Creating a Decision Tree and the dataset has 21 columns, a mix of numeric and categorical variables. Using sklearn, I understand it does not support categorical variables. I converted categorical to numeric using Label Encoding while also separating the numeric variables. I would then think I'd have to add both groups together so I can split into testing and training data.

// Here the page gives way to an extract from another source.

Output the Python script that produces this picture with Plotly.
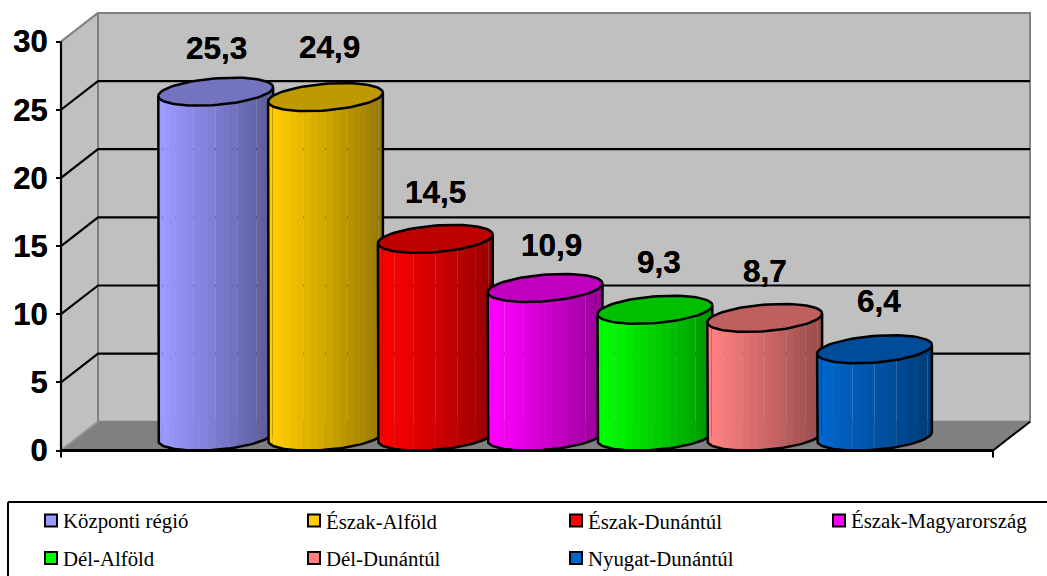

However when I tried to add the two together (originally numeric variables with the categorical variables converted to numeric) I received a ValueError.
import pandas as pd
import matplotlib.pyplot as plt
import numpy as np
import seaborn as sns
import warnings
warnings.filterwarnings("ignore")
credit = pd.read_csv('german_credit_risk.csv')
credit.head(10)
credit.info()
credit.describe(include='all')
col_names = ['Duration', 'Credit.Amount', 'Disposable.Income', 'Present.Residence', 'Age', 'Existing.Credits', 'Number.Liable', 'Cost.Matrix']
obj_cols = list(credit.select_dtypes(include='O').columns)
obj_cols
from sklearn.preprocessing import LabelEncoder
le = LabelEncoder()
encoded_obj_df = pd.DataFrame(columns=obj_cols)
for col in obj_cols:
encoded_obj_df[col] = le.fit_transform(credit[col])
encoded_obj_df.head(10)
credit.columns = col_names + encoded_obj_df
Do I have the right idea and I'm just not adding the two together properly?